Off the top of my head, the clause that sticks out to me is that you want the area to be constant. That strikes me as the pain in all of this, so let's try and come up with a easy solution to that.
Take a piece of string and tie the ends together to make a circle. I may be wrong, but my intuition says that the inside of that string has a constant area, or would act an awful lot like your amoeba boundary.
So I would say: implement the string. ;) Most physics libraries can do springs (in Box2D this looks like the distance joint), and the easiest way to make a string is to connect lots of strings together. Join the last one up to the first to create a loop. Make sure the springs in the string have a high enough spring constant to not get stretched apart - you want them to be quite rigid and move in unison, not to expand out.
Next, create forces to act on the string. Trivially, your two cores/eyes/control points create forces onto the points that make up the string. Make the force fall off with an inverse square function:
float forceOnPoint(point, ball)
float d = distance(point, ball);
return K / (d*d);
And make the direction of the force directly away from the control eye/ball, like a repellent force emanating from the ball. Tweak K to control the strength of the force. Make sure that K isn't too high - you don't want it to just be pushed out massively by the force, just keep it away from the balls. Leave plenty of slack in your string.
With just those two you will probably end up with quite a uniform shape, so I'd also suggest you create some weaker forces around in the surrounding 'soup' to change the shape of the amoeba. You can make these random places, change their force regularly (you could make it a sinusoid function for nice movements) and make them work in the same way as the balls.
Vagination(fnarr): this is the difficult one. You cause it to envelop an object by checking to see if two non-adjacent points on the string have managed to get close enough, and if so you need to:
Measure the distance between the points on the string. Count the number of spring sections. Find the 'shorter' path from A to B.

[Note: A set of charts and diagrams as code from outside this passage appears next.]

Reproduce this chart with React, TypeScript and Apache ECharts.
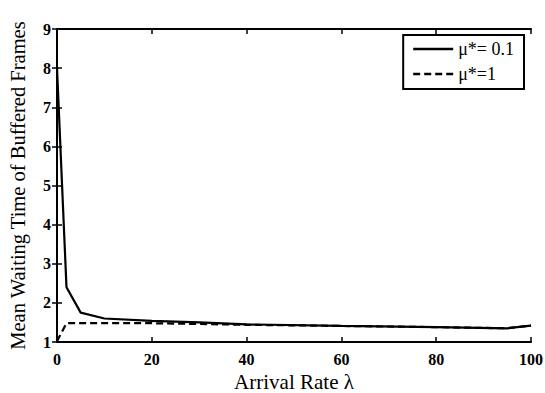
import React, { useEffect, useRef } from "react";
import * as echarts from "echarts";

const xTicks = [0, 20, 40, 60, 80, 100];
const solidX = [0, 2, 5, 10, 20, 30, 40, 60, 80, 95, 100];
const solidY = [8.0, 2.4, 1.75, 1.6, 1.54, 1.5, 1.45, 1.41, 1.38, 1.35, 1.42];
const dashedX = [0, 2, 20, 30, 40, 60, 80, 95, 100];
const dashedY = [1.02, 1.48, 1.48, 1.46, 1.44, 1.41, 1.38, 1.35, 1.42];
const seriesNames = ["μ*= 0.1", "μ*=1"];

const FONT = "Liberation Serif";
const SOLID_ICON = "path://M0,0H40V2.4H0Z";
const DASH_ICON = "path://M0,0H7V2.4H0Z M11,0H18V2.4H11Z M22,0H29V2.4H22Z M33,0H40V2.4H33Z";

export default function App() {
  const ref = useRef<HTMLDivElement>(null);
  useEffect(() => {
    if (!ref.current) return;
    const chart = echarts.init(ref.current, null, { renderer: "svg" });
    const axisLine = { show: true, lineStyle: { color: "#000", width: 2 } };
    const tick = { show: true, inside: true, length: 5, lineStyle: { color: "#000", width: 1.5 } };
    chart.setOption({
      animation: false,
      backgroundColor: "#fff",
      grid: { left: 57, right: 14, top: 29, bottom: 51, outerBoundsMode: "none", containLabel: false },
      legend: {
        right: 21,
        top: 35,
        orient: "vertical",
        itemWidth: 40,
        itemHeight: 2.4,
        itemGap: 7,
        padding: [5, 10, 6, 10],
        borderColor: "#000",
        borderWidth: 2,
        backgroundColor: "#fff",
        textStyle: { fontFamily: FONT, fontSize: 18, color: "#000", lineHeight: 18 },
        data: [
          { name: seriesNames[0], icon: SOLID_ICON, itemStyle: { color: "#000" } },
          { name: seriesNames[1], icon: DASH_ICON, itemStyle: { color: "#000" } },
        ],
      },
      xAxis: [
        {
          type: "value",
          min: 0,
          max: 100,
          interval: 20,
          name: "Arrival Rate λ",
          nameLocation: "middle",
          nameGap: 25,
          nameTextStyle: { fontFamily: FONT, fontSize: 21, lineHeight: 21, color: "#000" },
          axisLine,
          axisTick: tick,
          splitLine: { show: false },
          axisLabel: { fontFamily: FONT, fontSize: 16, fontWeight: "bold", color: "#000", margin: 9 },
        },
        {
          type: "value",
          min: 0,
          max: 100,
          interval: 20,
          position: "top",
          axisLine,
          axisTick: tick,
          axisLabel: { show: false },
          splitLine: { show: false },
        },
      ],
      yAxis: [
        {
          type: "value",
          min: 1,
          max: 9,
          interval: 1,
          name: "Mean Waiting Time of Buffered Frames",
          nameLocation: "middle",
          nameGap: 29,
          nameTextStyle: { fontFamily: FONT, fontSize: 20.5, lineHeight: 21, color: "#000" },
          axisLine,
          axisTick: tick,
          splitLine: { show: false },
          axisLabel: { fontFamily: FONT, fontSize: 16, fontWeight: "bold", color: "#000", margin: 6 },
        },
        {
          type: "value",
          min: 1,
          max: 9,
          interval: 1,
          position: "right",
          axisLine,
          axisTick: tick,
          axisLabel: { show: false },
          splitLine: { show: false },
        },
      ],
      series: [
        {
          name: seriesNames[0],
          type: "line",
          symbol: "none",
          data: solidX.map((x, i) => [x, solidY[i]]),
          lineStyle: { color: "#000", width: 2.2, type: "solid" },
          itemStyle: { color: "#000" },
        },
        {
          name: seriesNames[1],
          type: "line",
          symbol: "none",
          data: dashedX.map((x, i) => [x, dashedY[i]]),
          lineStyle: { color: "#000", width: 2.2, type: [7, 4] },
          itemStyle: { color: "#000" },
        },
      ],
    });
    return () => chart.dispose();
  }, []);
  return <div ref={ref} style={{ width: 545, height: 393, position: "absolute", left: 0, top: 0 }} />;
}
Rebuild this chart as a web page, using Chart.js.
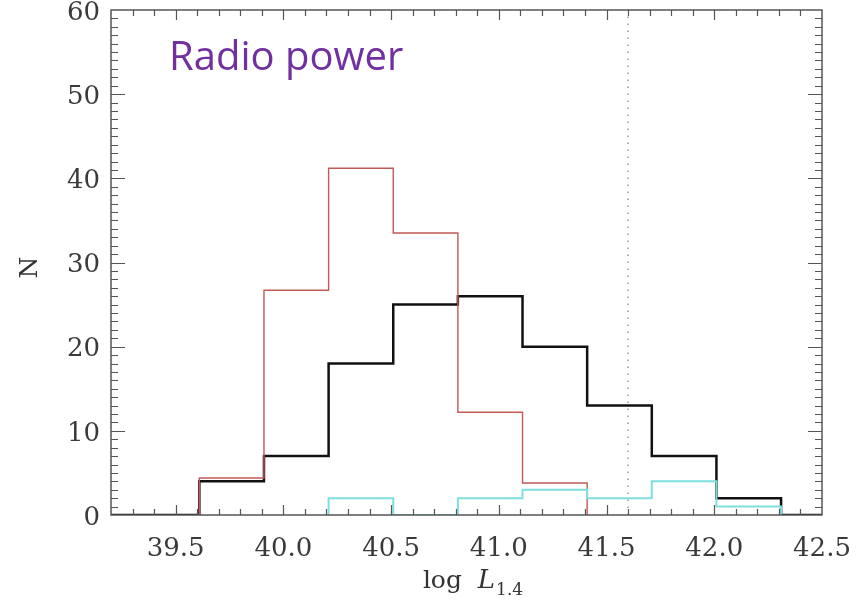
<!DOCTYPE html>
<html>
<head>
<meta charset="utf-8">
<script src="https://cdn.jsdelivr.net/npm/chart.js@4.4.1/dist/chart.umd.min.js"></script>
<style>
  html, body { margin: 0; padding: 0; background: #fff; }
</style>
</head>
<body>
<canvas id="histo" width="857" height="604"></canvas>
<script>
// bin edges of log L1.4 (width 0.3)
const binEdges = [39.61, 39.91, 40.21, 40.51, 40.81, 41.11, 41.41, 41.71, 42.01, 42.31];
// counts per bin
const blackCounts = [4, 7, 18, 25, 26, 20, 13, 7, 2];
const redCounts = [4.4, 26.7, 41.2, 33.5, 12.2, 3.8];      // starts at 39.61
const cyanCounts = [2, 0, 2, 3, 2, 4, 1];                  // starts at 40.21
const cyanStart = 2;
const cutoffLine = 41.6;
const xRange = [39.2, 42.5];
const yRange = [0, 60];
const xTickValues = [39.5, 40.0, 40.5, 41.0, 41.5, 42.0, 42.5];
const yTickValues = [0, 10, 20, 30, 40, 50, 60];
const titleText = 'Radio power';

const SERIF = '"DejaVu Serif", "Liberation Serif", serif';

// build step outline: up at first edge, bars, down at last edge
function steps(edges, counts) {
    const pts = [{ x: edges[0], y: 0 }];
    counts.forEach((c, i) => pts.push({ x: edges[i], y: c }));
    pts.push({ x: edges[counts.length], y: 0 });
    return pts;
}

const blackPts = [{ x: xRange[0], y: 0 }].concat(steps(binEdges, blackCounts), [{ x: xRange[1], y: 0 }]);
const redPts = steps(binEdges, redCounts);
const cyanPts = steps(binEdges.slice(cyanStart), cyanCounts);

// inward ticks, box frame, labels
const frame = {
    id: 'frame',
    afterDatasetsDraw(chart) {
        const { ctx, chartArea: a, scales: { x, y } } = chart;
        ctx.save();
        ctx.strokeStyle = '#555';
        ctx.lineWidth = 1.5;
        ctx.strokeRect(a.left, a.top, a.right - a.left, a.bottom - a.top);

        ctx.lineWidth = 1.2;
        ctx.beginPath();
        for (let k = 393; k <= 424; k++) {
            const px = Math.round(x.getPixelForValue(k / 10)) + 0.5;
            const len = k % 5 === 0 ? 10 : 6;
            ctx.moveTo(px, a.bottom); ctx.lineTo(px, a.bottom - len);
            ctx.moveTo(px, a.top); ctx.lineTo(px, a.top + len);
        }
        for (let k = 1; k < 60; k++) {
            const py = Math.round(y.getPixelForValue(k)) + 0.5;
            const len = k % 10 === 0 ? 14 : 7;
            ctx.moveTo(a.left, py); ctx.lineTo(a.left + len, py);
            ctx.moveTo(a.right, py); ctx.lineTo(a.right - len, py);
        }
        ctx.stroke();

        // title inside plot
        ctx.fillStyle = '#7030A0';
        ctx.font = '40px "Open Sans", "Noto Sans", sans-serif';
        ctx.textBaseline = 'alphabetic';
        ctx.textAlign = 'left';
        ctx.fillText(titleText, a.left + 58, a.top + 60);

        // x axis title: log L_1.4
        ctx.fillStyle = '#333';
        const f1 = '25px ' + SERIF, f2 = 'italic 26px ' + SERIF, f3 = '17px ' + SERIF;
        ctx.font = f1; const w1 = ctx.measureText('log  ').width;
        ctx.font = f2; const w2 = ctx.measureText('L').width;
        ctx.font = f3; const w3 = ctx.measureText('1.4').width;
        let cx = (a.left + a.right) / 2 + 6 - (w1 + w2 + w3) / 2;
        const base = a.bottom + 73;
        ctx.font = f1; ctx.fillText('log  ', cx, base); cx += w1;
        ctx.font = f2; ctx.fillText('L', cx, base); cx += w2 + 1;
        ctx.font = f3; ctx.fillText('1.4', cx, base + 7);

        // y axis title, rotated
        ctx.save();
        ctx.translate(37, (a.top + a.bottom) / 2 + 5);
        ctx.rotate(-Math.PI / 2);
        ctx.font = '25px ' + SERIF;
        ctx.textAlign = 'center';
        ctx.fillText('N', 0, 0);
        ctx.restore();

        ctx.restore();
    }
};

new Chart(document.getElementById('histo'), {
    type: 'line',
    data: {
        datasets: [
            { data: cyanPts, borderColor: '#7fdede', borderWidth: 2, stepped: true, order: 0, clip: 0 },
            { data: redPts, borderColor: '#c05a55', borderWidth: 1.4, stepped: true, order: 1 },
            { data: blackPts, borderColor: '#111', borderWidth: 2.5, stepped: true, order: 2 },
            {
                data: [{ x: cutoffLine, y: yRange[0] }, { x: cutoffLine, y: yRange[1] }],
                borderColor: '#999', borderWidth: 1.5, borderDash: [1.5, 5.5], order: 3
            }
        ]
    },
    options: {
        responsive: false,
        animation: false,
        devicePixelRatio: 1,
        layout: { padding: { top: 10, right: 35, left: 0, bottom: 0 } },
        elements: { point: { radius: 0 }, line: { tension: 0 } },
        plugins: { legend: { display: false }, tooltip: { enabled: false } },
        scales: {
            x: {
                type: 'linear',
                min: xRange[0],
                max: xRange[1],
                grid: { display: false, drawTicks: false },
                border: { display: false },
                afterBuildTicks: s => { s.ticks = xTickValues.map(v => ({ value: v })); },
                afterFit: s => { s.height = 89; s.paddingLeft = 0; s.paddingRight = 0; },
                ticks: {
                    padding: 19,
                    maxRotation: 0,
                    color: '#3a3a3a',
                    font: { family: SERIF, size: 26 },
                    callback: v => Number(v).toFixed(1)
                }
            },
            y: {
                min: yRange[0],
                max: yRange[1],
                grid: { display: false, drawTicks: false },
                border: { display: false },
                afterBuildTicks: s => { s.ticks = yTickValues.map(v => ({ value: v })); },
                afterFit: s => { s.width = 111; s.paddingTop = 0; s.paddingBottom = 0; },
                ticks: {
                    padding: 11,
                    labelOffset: 3,
                    color: '#3a3a3a',
                    font: { family: SERIF, size: 26 }
                }
            }
        }
    },
    plugins: [frame]
});
</script>
</body>
</html>
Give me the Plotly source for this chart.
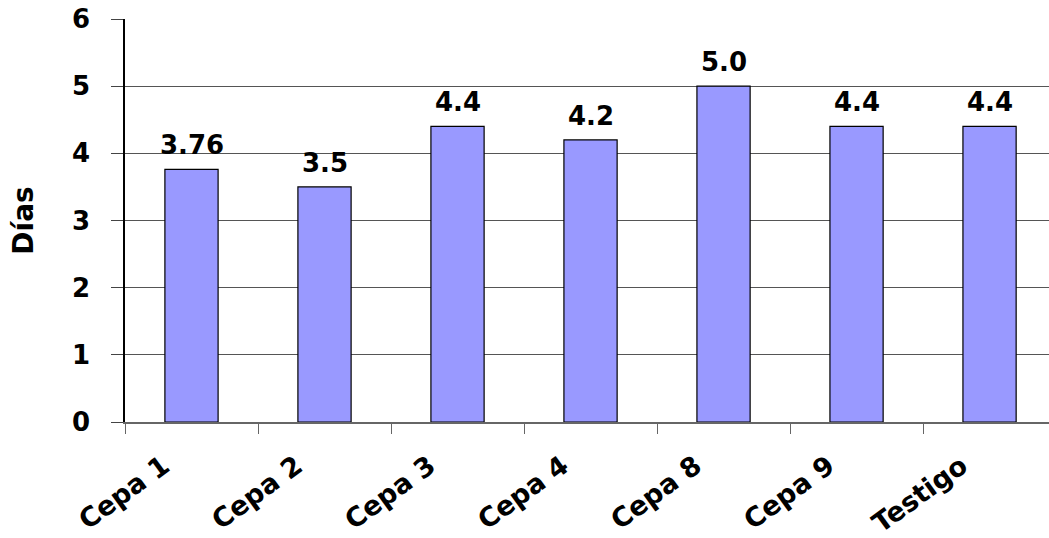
import plotly.graph_objects as go

categories = ["Cepa 1", "Cepa 2", "Cepa 3", "Cepa 4", "Cepa 8", "Cepa 9", "Testigo"]
values = [3.76, 3.5, 4.4, 4.2, 5.0, 4.4, 4.4]
labels = ["3.76", "3.5", "4.4", "4.2", "5.0", "4.4", "4.4"]
y_ticks = [0, 1, 2, 3, 4, 5, 6]

FONT = "DejaVu Sans"

fig = go.Figure()
fig.add_trace(go.Bar(
    x=categories, y=values,
    width=0.4,
    marker=dict(color="#9999FF", line=dict(color="#000000", width=1.2)),
    hoverinfo="skip",
))

for c, v, t in zip(categories, values, labels):
    fig.add_annotation(x=c, y=v, text=t, showarrow=False,
                       yanchor="bottom", yshift=7,
                       font=dict(family=FONT, size=26, color="#000000", weight="bold"))

fig.update_layout(
    width=1049, height=538,
    margin=dict(l=125, r=0, t=19, b=116, pad=0, autoexpand=False),
    paper_bgcolor="white", plot_bgcolor="white",
    showlegend=False,
    xaxis=dict(
        type="category",
        automargin=False,
        range=[-0.5, 6.447],
        tickson="boundaries",
        ticks="outside", ticklen=10, tickwidth=1.2, tickcolor="#666666",
        showline=True, linecolor="#666666", linewidth=1.5,
        showgrid=False,
        tickangle=-36,
        tickfont=dict(family=FONT, size=27, color="#000000", weight="bold"),
        ticklabelshift=-28,
        ticklabelstandoff=16,
    ),
    yaxis=dict(
        automargin=False,
        range=[0, 6],
        tickvals=y_ticks,
        ticks="outside", ticklen=12, tickwidth=1.2, tickcolor="#444444",
        showline=True, linecolor="#000000", linewidth=1.5,
        showgrid=True, gridcolor="#555555", gridwidth=1,
        zeroline=False,
        tickfont=dict(family=FONT, size=26, color="#000000", weight="bold"),
        ticklabelstandoff=16,
        title=dict(text="Días", font=dict(family=FONT, size=28, color="#000000", weight="bold"), standoff=30),
    ),
)

fig.write_html("out.html")
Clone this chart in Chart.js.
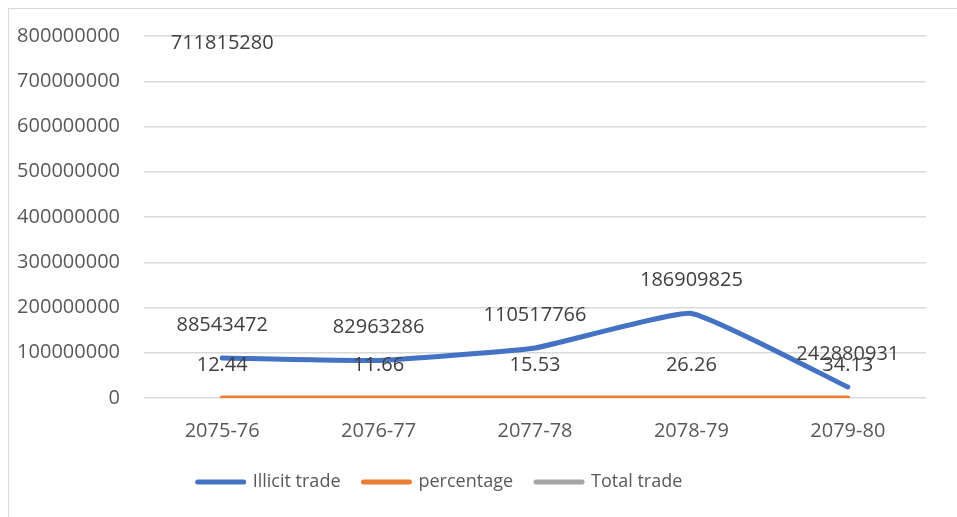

Break the string and re-join it with the two points adjacent. In other words, directly join point A to point B and discard all the stuff inbetween.
Re-insert the missing number of points (plus any bonus points if you want to expand in size by eating something) into the string in the other side - i.e, the side from B to A. If you insert them equally along the length and make them shorter than the desired distance between points, you should get a nice springy-expandy effect.
I think that covers everything. By the way: idea sounds awesome.